En l'espèce, la métropole a dû procéder à une extrapolation de cette consommation pour la période 2015-2018, mais le Tribunal a considéré que cette extrapolation était surestimée. Ainsi, le rapport de présentation affichait des objectifs de réduction de la consommation foncière alors que, sur la base de cette analyse, les objectifs fixés pour les dix années à venir étaient au mieux une stagnation, au pire une augmentation de cette consommation d’espaces naturels, agricoles et forestiers, par rapport à la décennie antérieure. Le juge a ainsi considéré le PLUi-H comme contraire à la loi en ce qu’il ne contribuait pas assez à la lutte contre l’étalement urbain.
Autre motif d’annulation, le juge censure les orientations d’aménagement de programmation relatives à deux projets urbains de la métropole : Parc Boyer et La Ramée-Marquisat.
Concernant les requêtes qui n’ont pas été accueillies par le juge, le jugement n’est pas motivé sur les motifs de leur rejet. Cela pose problème au niveau de la régularité du jugement et pourrait constituer un moyen d’annulation en appel. Néanmoins, l’intérêt pour faire appel s’apprécie au regard du dispositif et non des motifs et l’ensemble des requérants obtiennent satisfaction dans le dispositif. Ce silence du tribunal administratif de Toulouse peut alors être entendu comme un moyen de ne pas se prononcer sur le parti pris d’aménagement par Toulouse Métropole.
Une difficulté résolue par la loi ELAN
Avant la loi Elan du 23 novembre 2018, il fallait prendre en compte la consommation foncière des 10 dernières années avant la date d’approbation du PLU. Dans la mesure où l’élaboration du PLU s’étend sur plusieurs années, cela supposait qu’au moment de l’élaboration de ces objectifs, l’administration extrapole la consommation foncière pour la période entre le lancement de l’élaboration du document d’urbanisme et son approbation.
Depuis la loi ELAN, l’analyse de la consommation d’espaces naturels concerne les 10 dernières années avant le lancement du projet et non plus avant l’approbation. Cette réforme législative évite désormais à l’administration d’extrapoler, c’est pourquoi la difficulté de l’espèce ne devrait pas se reproduire.
QUELLES DIFFICULTES IMPLIQUE LA DECISION D’ANNULATION ?

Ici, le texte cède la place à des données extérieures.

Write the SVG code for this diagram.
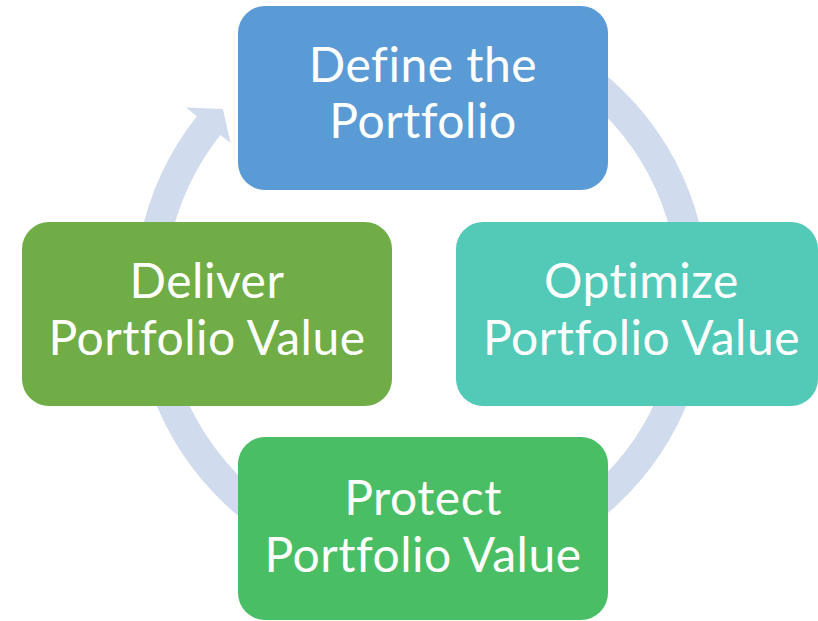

La possibilité d’une modulation dans le temps de l’annulation
Si l’annulation d’un document d’urbanisme n’entraîne pas l’annulation des autorisations d’urbanisme délivrées sur ce fondement, ce jugement soulève tout de même des difficultés. La conséquence première de cette annulation est le retour au PLU ou POS de chaque commune puisque le jugement avant dire droit évacue la possibilité de régularisation. La difficulté est que cela modifiera les règles de construction et d’habitat de certains terrains. Alors, les projets pour lesquels les permis n’ont pas encore été délivrés devraient, en principe, s’adapter pour se conformer à l’ancienne réglementation remise en vigueur.
A cet égard, il est possible que le tribunal administratif laisse un temps suffisant à l’administration pour instruire les projets en cours à travers une modulation dans le temps de l’annulation. Sur ce point, le jugement avant dire droit met en œuvre un équilibre juridique : s’il suit les conclusions du rapporteur public en annulant le PLUi-H, le juge décide de surseoir à statuer sur la date d’effet de cette annulation. Cette décision permet aux parties de débattre et trouver un accord sur les effets dans le temps de cette annulation. A ce titre, une nouvelle audience interviendra le 29 avril, à l’issue de laquelle une nouvelle décision sera rendue concernant la modulation dans le temps de l’annulation.
La durée potentiellement retenue par le juge administratif
L’enjeu est de savoir quelles modalités de modulation de l’annulation le juge administratif retiendra. Il pourra décider que l’annulation interviendra deux mois après sa décision, pour s’accorder avec le délai d’instruction d’un permis. Il pourra également tenir compte des majorations de délai d’instruction, pour les zones protégées notamment, en retenant une prise d’effet de l’annulation que 6 mois après sa décision.